Snow days are unnecessary during the COVID-19 pandemic, however, they will also be wasteful once MCPS is back in school buildings. Junior Rosemary Yang said “[I don’t] think it’s reasonable to take more time out of lesson-teaching.” Having snow days during in-person school takes away valuable instructional days, resulting in teachers rushing lessons which leads to a weaker understanding of the material for students. Snow days are detrimental to academic performance, are time-consuming and have negative impacts both on students and on staff. 
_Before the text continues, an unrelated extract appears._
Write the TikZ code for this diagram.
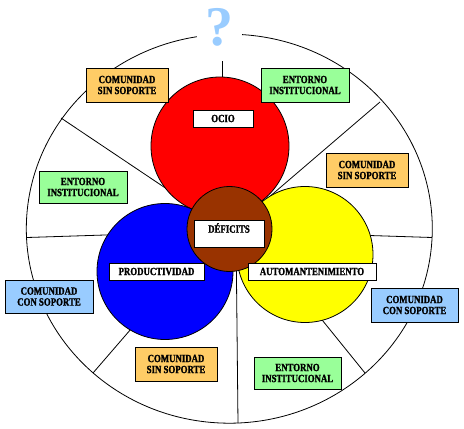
\documentclass[tikz,border=0pt]{standalone}
\usepackage{fontspec}
\newfontfamily\lbl[FakeStretch=0.8, BoldFeatures={FakeBold=1.5}]{Liberation Serif}
\newfontfamily\qfont{Liberation Serif}
\definecolor{boxorange}{HTML}{FFCC66}
\definecolor{boxgreen}{HTML}{99FF99}
\definecolor{boxblue}{HTML}{99CCFF}
\definecolor{circred}{HTML}{FF0000}
\definecolor{circblue}{HTML}{0000FF}
\definecolor{circyellow}{HTML}{FFFF00}
\definecolor{circbrown}{HTML}{993300}
\definecolor{qblue}{HTML}{99CCFF}
\begin{document}
\begin{tikzpicture}[x=1pt,y=1pt,yscale=-1,
  thinline/.style={draw=black, line width=0.8pt},
  blob/.style={circle, draw=black, line width=0.8pt, inner sep=0pt},
  lbox/.style={draw=black, line width=0.8pt, fill=white, inner sep=0pt,
    minimum height=17pt, font=\lbl\bfseries\fontsize{11}{11}\selectfont},
  cbox/.style={draw=black, line width=0.8pt, inner sep=0pt, align=center,
    minimum width=82pt, minimum height=34pt,
    font=\lbl\bfseries\fontsize{11}{11}\selectfont},
  orangebox/.style={cbox, fill=boxorange},
  greenbox/.style={cbox, fill=boxgreen, minimum width=88pt},
  bluebox/.style={cbox, fill=boxblue, minimum width=88pt}]
\useasboundingbox (0,0) rectangle (464,429);
\fill[white] (0,0) rectangle (464,429);

% outer ring with a gap at the top
\coordinate (ec) at (229.3,228.7);
\draw[thinline] (ec) ++(-86.4:203 and 194.5)
  arc[start angle=-86.4, end angle=260.8, x radius=203, y radius=194.5];

% spokes
\coordinate (c) at (229.5,231);
\coordinate (t1) at (222,61);
\coordinate (t2) at (222,82);
\coordinate (ul) at (61,118);
\coordinate (ur) at (380,102);
\coordinate (lf) at (27,237.5);
\coordinate (rt) at (432,237.5);
\coordinate (bt) at (238,423);
\coordinate (bti) at (236,232);
\coordinate (ll) at (93,373);
\coordinate (lli) at (150,307);
\coordinate (lr) at (365,373);
\coordinate (lri) at (310,305);
\draw[thinline] (t1) -- (t2);
\draw[thinline] (ul) -- (c);
\draw[thinline] (ur) -- (c);
\draw[thinline] (lf) -- (c);
\draw[thinline] (rt) -- (c);
\draw[thinline] (bt) -- (bti);
\draw[thinline] (ll) -- (lli);
\draw[thinline] (lr) -- (lri);

% circles
\node[blob, fill=circred, minimum size=138pt] (red) at (220,146) {};
\node[blob, fill=circblue, minimum size=136pt] (blue) at (165,271.5) {};
\node[blob, fill=circyellow, minimum size=136pt] (yellow) at (305,254.5) {};
\node[blob, fill=circbrown, minimum size=85pt] (brown) at (229.5,229) {};

% labels inside circles
\node[lbox, minimum width=60pt] (ocio) at (223,118.5) {OCIO};
\node[lbox, minimum width=70pt, minimum height=27pt, text height=7.5pt, text depth=9.2pt] (def) at (229,233.5) {DÉFICITS};
\node[lbox, minimum width=95pt] (prod) at (156.5,271.5) {PRODUCTIVIDAD};
\node[lbox, minimum width=128pt] (auto) at (312,271.5) {AUTOMANTENIMIENTO};

% surrounding boxes
\node[orangebox] (cs1) at (127,85) {COMUNIDAD\\SIN SOPORTE};
\node[greenbox] (ei1) at (305,85) {ENTORNO\\INSTITUCIONAL};
\node[greenbox, minimum height=32pt] (ei2) at (83,187) {ENTORNO\\INSTITUCIONAL};
\node[orangebox] (cs2) at (367,170) {COMUNIDAD\\SIN SOPORTE};
\node[bluebox, minimum height=33pt] (cc1) at (49,296.5) {COMUNIDAD\\CON SOPORTE};
\node[bluebox, minimum width=87pt] (cc2) at (414.5,305) {COMUNIDAD\\CON SOPORTE};
\node[orangebox] (cs3) at (176,364) {COMUNIDAD\\SIN SOPORTE};
\node[greenbox, minimum width=87pt, minimum height=32pt] (ei3) at (297.5,373) {ENTORNO\\INSTITUCIONAL};

% question mark
\node[inner sep=0pt, text=qblue, font=\qfont\bfseries\fontsize{56}{56}\selectfont] (q) at (219,27.5) {?};
\end{tikzpicture}
\end{document}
In addition to impacting the day-to-day dynamics of school, snow days make it harder for teachers to prepare their students for standardized testing. Regardless of how many days are taken off due to weather events during the year, test dates for Advanced Placement courses, subject SATs, and International Baccalaureate exams are not pushed back, leaving students scrambling to review test material in a reduced timeframe. Often, teachers use time in class to provide beneficial preparation activities such as AP problems and essay practices. With snow days eating away at instructional time, these critical exercises are skipped over.

With the capacity for virtual learning, snow days will soon become nothing more than nostalgia since they had no significant benefits in the first place. Students, school administration and county officials alike agree with the sentiment that these days off have no educational value for students and do more harm than good. Senior Danesh Sivakumar said, “snow days are pretty much obsolete, like what’s the point?” According to the New York Times, New York City’s school system, which has already converted to a hybrid education model, canceled snow days for the year because of the lost instructional time due to the pandemic.

 Art history teacher Michael McDermott said, “with the development of the virtual system, people no longer have to travel to work anymore. Snow days are done.” Some may argue that it is unreasonable to expect teachers to quickly adapt to online school for just a day, however, teachers at Richard Montgomery are able to send out recorded video-lessons early on snow days. There are many possible ways for teachers to continue education for students at a remote distance. 

In recent years, MCPS has often been forced to extend the school year into the summer vacation in order to meet the state requirements for minimum instructional days. Having periodic days off during the school year may provide temporary relief for students and teachers, however, a long summer break is more favorable. Without snow days, students, teachers and other staff will be able to enjoy having longer summer breaks. While some may still hold onto the sentimentality of snow days, it is clear that its time has come to an end.

Before the pandemic and the need for an efficient virtual schooling system, getting two inches of snow would have canceled school in MCPS. This typically creates a great amount of stress for many parents who not only have to worry about their work but also now have to cater to their children’s needs. This burden is especially heavy when it comes to younger children who usually want to spend hours outside playing in the snow and must be closely watched to keep them safe. Having online classes keeps kids preoccupied and parents would not have to concern themselves constantly about their children’s safety. 

Thanks to virtual school, snow days are no longer necessary, seeing as students and teachers can continue classes remotely using Zoom and other virtual learning resources. These momentary breaks from learning will always be a fond memory, but increasingly intensive curriculums make education a priority. And with the successful run of online schooling during the COVID-19 pandemic, there is no longer an excuse to not replace snow days. A blizzard? Bring it on— no one fears that sort of thing anymore.